WHAT NEEDS TO BE DONE:
Retype exactly what runs from the first line of the data to the line with "import pandas as pd", keeping both of those lines and skipping pictures.

SOURCE MATERIAL:
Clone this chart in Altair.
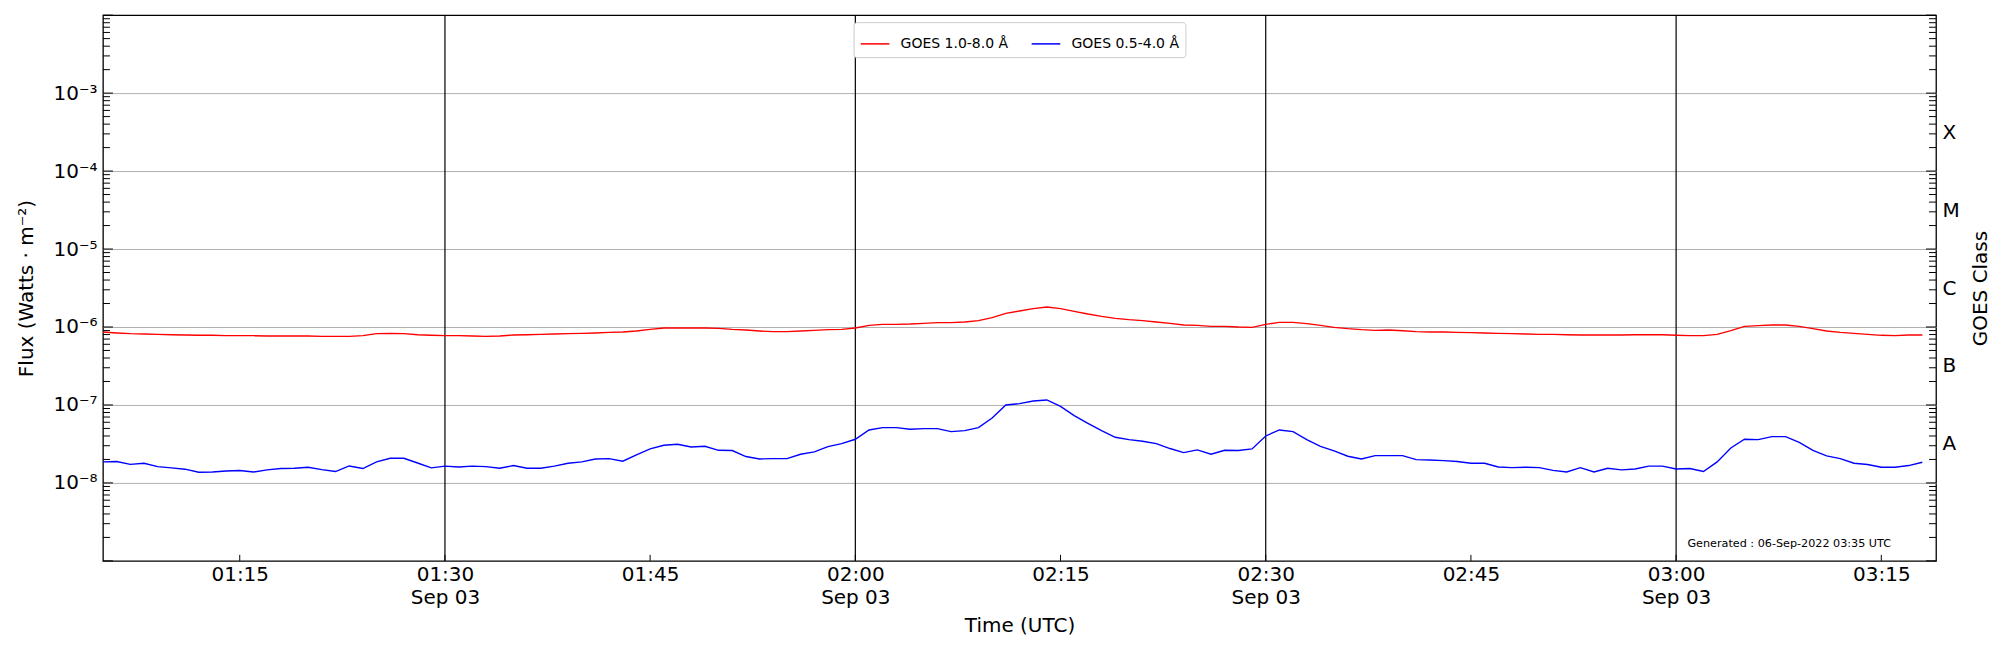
import math
import altair as alt
import pandas as pd

# ---------------- data ----------------
START = "2022-09-03 01:05"
# GOES 1.0-8.0 A flux, in units of 1e-6 W m^-2, one sample per minute from 01:05
xrsb_e6 = [
    0.863, 0.838, 0.821, 0.813, 0.805, 0.797, 0.790, 0.782, 0.782, 0.774,
    0.774, 0.774, 0.767, 0.767, 0.767, 0.767, 0.759, 0.759, 0.759, 0.774,
    0.821, 0.829, 0.821, 0.797, 0.782, 0.774, 0.774, 0.767, 0.759, 0.767,
    0.790, 0.797, 0.805, 0.813, 0.821, 0.829, 0.838, 0.854, 0.863, 0.889,
    0.933, 0.971, 0.971, 0.971, 0.971, 0.961, 0.933, 0.915, 0.889, 0.871,
    0.871, 0.889, 0.906, 0.924, 0.933, 0.971, 1.050, 1.082, 1.082, 1.093,
    1.114, 1.137, 1.137, 1.159, 1.206, 1.317, 1.497, 1.604, 1.718, 1.804,
    1.718, 1.588, 1.468, 1.370, 1.291, 1.242, 1.206, 1.159, 1.114, 1.061,
    1.050, 1.020, 1.020, 1.000, 0.990, 1.082, 1.148, 1.148, 1.103, 1.050,
    0.990, 0.952, 0.924, 0.906, 0.915, 0.897, 0.871, 0.863, 0.863, 0.854,
    0.846, 0.838, 0.829, 0.821, 0.813, 0.805, 0.805, 0.797, 0.790, 0.790,
    0.790, 0.790, 0.797, 0.797, 0.797, 0.782, 0.774, 0.774, 0.805, 0.897,
    1.020, 1.040, 1.061, 1.061, 1.020, 0.952, 0.889, 0.854, 0.829, 0.805,
    0.782, 0.774, 0.790, 0.790,
]
# GOES 0.5-4.0 A flux, in units of 1e-7 W m^-2
xrsa_e7 = [
    0.186, 0.188, 0.173, 0.179, 0.162, 0.156, 0.150, 0.137, 0.138, 0.142,
    0.144, 0.138, 0.147, 0.153, 0.154, 0.159, 0.148, 0.140, 0.165, 0.153,
    0.186, 0.207, 0.207, 0.180, 0.156, 0.164, 0.160, 0.164, 0.162, 0.154,
    0.167, 0.154, 0.154, 0.164, 0.179, 0.186, 0.203, 0.205, 0.190, 0.229,
    0.273, 0.304, 0.313, 0.289, 0.295, 0.262, 0.260, 0.218, 0.203, 0.205,
    0.205, 0.233, 0.250, 0.292, 0.319, 0.363, 0.478, 0.512, 0.512, 0.488,
    0.497, 0.497, 0.455, 0.469, 0.512, 0.681, 1.000, 1.040, 1.126, 1.159,
    0.961, 0.730, 0.582, 0.469, 0.385, 0.359, 0.342, 0.319, 0.276, 0.245,
    0.265, 0.233, 0.262, 0.260, 0.273, 0.400, 0.478, 0.455, 0.359, 0.295,
    0.257, 0.220, 0.203, 0.224, 0.224, 0.224, 0.199, 0.197, 0.193, 0.188,
    0.179, 0.179, 0.160, 0.157, 0.159, 0.157, 0.145, 0.138, 0.157, 0.138,
    0.154, 0.147, 0.151, 0.164, 0.164, 0.151, 0.153, 0.140, 0.186, 0.281,
    0.363, 0.359, 0.393, 0.393, 0.332, 0.262, 0.222, 0.205, 0.179, 0.172,
    0.159, 0.159, 0.167, 0.184,
]
series_names = ["GOES 1.0-8.0 Å", "GOES 0.5-4.0 Å"]
series_colors = ["#ff0000", "#0000ff"]

x_domain = ["01:05", "03:19"]
x_tick_times = ["01:15", "01:30", "01:45", "02:00", "02:15", "02:30", "02:45", "03:00", "03:15"]
x_major_times = ["01:30", "02:00", "02:30", "03:00"]
y_decades = [1e-9, 1e-8, 1e-7, 1e-6, 1e-5, 1e-4, 1e-3, 1e-2]
y_label_values = [1e-8, 1e-7, 1e-6, 1e-5, 1e-4, 1e-3]
y_label_texts = ["10⁻⁸", "10⁻⁷", "10⁻⁶", "10⁻⁵", "10⁻⁴", "10⁻³"]
class_values = [3.1623e-8, 3.1623e-7, 3.1623e-6, 3.1623e-5, 3.1623e-4]
class_labels = ["A", "B", "C", "M", "X"]
generated_text = "Generated : 06-Sep-2022 03:35 UTC"

# ---------------- frames ----------------
times = pd.date_range(START, periods=len(xrsb_e6), freq="1min")
tstr = [t.strftime("%Y-%m-%dT%H:%M:%SZ") for t in times]
df = pd.concat([
    pd.DataFrame({"t": tstr, "v": [x * 1e-6 for x in xrsb_e6], "channel": series_names[0]}),
    pd.DataFrame({"t": tstr, "v": [x * 1e-7 for x in xrsa_e7], "channel": series_names[1]}),
])


def iso(hm):
    return f"2022-09-03T{hm}:00Z"


def dt(hm):
    h, m = hm.split(":")
    return alt.DateTime(year=2022, month=9, date=3, hours=int(h), minutes=int(m), utc=True)


minor_vals = [k * d for d in y_decades[:-1] for k in range(2, 10)]

W, H = 1834, 546
FONT = "DejaVu Sans"

ysc = alt.Scale(type="log", domain=[1e-9, 1e-2], nice=False)
xsc = alt.Scale(type="utc", domain=[dt(x_domain[0]), dt(x_domain[1])], nice=False)

ylab_expr = " : ".join(
    f"round(log(datum.value)/LN10) == {round(math.log10(v))} ? '{s}'"
    for v, s in zip(y_label_values, y_label_texts)
) + " : ''"
class_expr = " : ".join(
    f"floor(log(datum.value)/LN10) == {int(math.floor(math.log10(v)))} ? '{s}'"
    for v, s in zip(class_values, class_labels)
) + " : ''"

xaxis = alt.Axis(
    values=[dt(x) for x in x_tick_times],
    labelExpr="(utcFormat(datum.value, '%M') == '00' || utcFormat(datum.value, '%M') == '30') ? "
              "[utcFormat(datum.value, '%H:%M'), utcFormat(datum.value, '%b %d')] : utcFormat(datum.value, '%H:%M')",
    grid=False, ticks=False, domain=False, labelPadding=4, labelFontSize=20,
    labelLineHeight=23, labelFlush=False, labelOverlap=False,
    title="Time (UTC)", titleFontSize=20, titlePadding=8,
)
yaxis = alt.Axis(
    values=y_label_values, labelExpr=ylab_expr, grid=True, gridColor="#b0b0b0", gridWidth=1,
    ticks=False, domain=False, labelPadding=6, labelFontSize=20,
    title="Flux (Watts · m⁻²)", titleFontSize=20, titlePadding=16,
)
X = alt.X("t:T", scale=xsc, axis=xaxis)
Y = alt.Y("v:Q", scale=ysc, axis=yaxis)

lines = alt.Chart(df).mark_line(strokeWidth=1.4).encode(
    x=X, y=Y,
    color=alt.Color("channel:N", scale=alt.Scale(domain=series_names, range=series_colors),
                    legend=alt.Legend(orient="none", legendX=751, legendY=7, direction="horizontal",
                                      title=None, strokeColor="#cccccc", fillColor="white",
                                      padding=6, cornerRadius=3, symbolType="stroke",
                                      symbolSize=820, symbolStrokeWidth=1.5, labelFontSize=14,
                                      labelOffset=10, columnPadding=20, labelFont=FONT)),
    detail="channel:N",
)

vlines = alt.Chart(pd.DataFrame({"t": [iso(x) for x in x_major_times]})).mark_rule(
    color="black", strokeWidth=1.2).encode(x=X)

xticks = alt.Chart(pd.DataFrame({"t": [iso(x) for x in x_tick_times]})).mark_rule(
    color="black", strokeWidth=1).encode(x=X, y=alt.value(H - 6), y2=alt.value(H))

lminor = alt.Chart(pd.DataFrame({"v": minor_vals})).mark_rule(color="black", strokeWidth=1).encode(
    y=Y, x=alt.value(0), x2=alt.value(7))
lmajor = alt.Chart(pd.DataFrame({"v": y_decades})).mark_rule(color="black", strokeWidth=1).encode(
    y=Y, x=alt.value(0), x2=alt.value(10))

gen = alt.Chart(pd.DataFrame({"label": [generated_text]})).mark_text(
    fontSize=11.2, font=FONT, align="right", baseline="alphabetic", color="black").encode(
    text="label:N", x=alt.value(1789), y=alt.value(532))

left_group = alt.layer(vlines, lines, xticks, lminor, lmajor, gen)

raxis = alt.Axis(
    orient="right", values=class_values, labelExpr=class_expr, grid=False, ticks=False,
    domain=False, labelPadding=6, labelFontSize=20, title="GOES Class", titleFontSize=20,
    titlePadding=31, titleAngle=270,
)
YR = alt.Y("v:Q", scale=ysc, axis=raxis)
rminor = alt.Chart(pd.DataFrame({"v": minor_vals})).mark_rule(color="black", strokeWidth=1).encode(
    y=YR, x=alt.value(W - 7), x2=alt.value(W))
rmajor = alt.Chart(pd.DataFrame({"v": y_decades})).mark_rule(color="black", strokeWidth=1).encode(
    y=YR, x=alt.value(W - 10), x2=alt.value(W))
right_group = alt.layer(rminor, rmajor)

chart = alt.layer(left_group, right_group).resolve_scale(y="independent").properties(
    width=W, height=H,
    autosize=alt.AutoSizeParams(type="none"),
    padding={"left": 95, "top": 7, "right": 56, "bottom": 75},
    background="white",
).configure_view(stroke="black", strokeWidth=1.3).configure_axis(
    labelFont=FONT, titleFont=FONT, labelColor="black", titleColor="black",
    titleFontWeight="normal",
).configure_legend(labelColor="black")

chart.save("out.html", embed_options={"renderer": "svg", "actions": False})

REPLY:
Clone this chart in Altair.
import math
import altair as alt
import pandas as pd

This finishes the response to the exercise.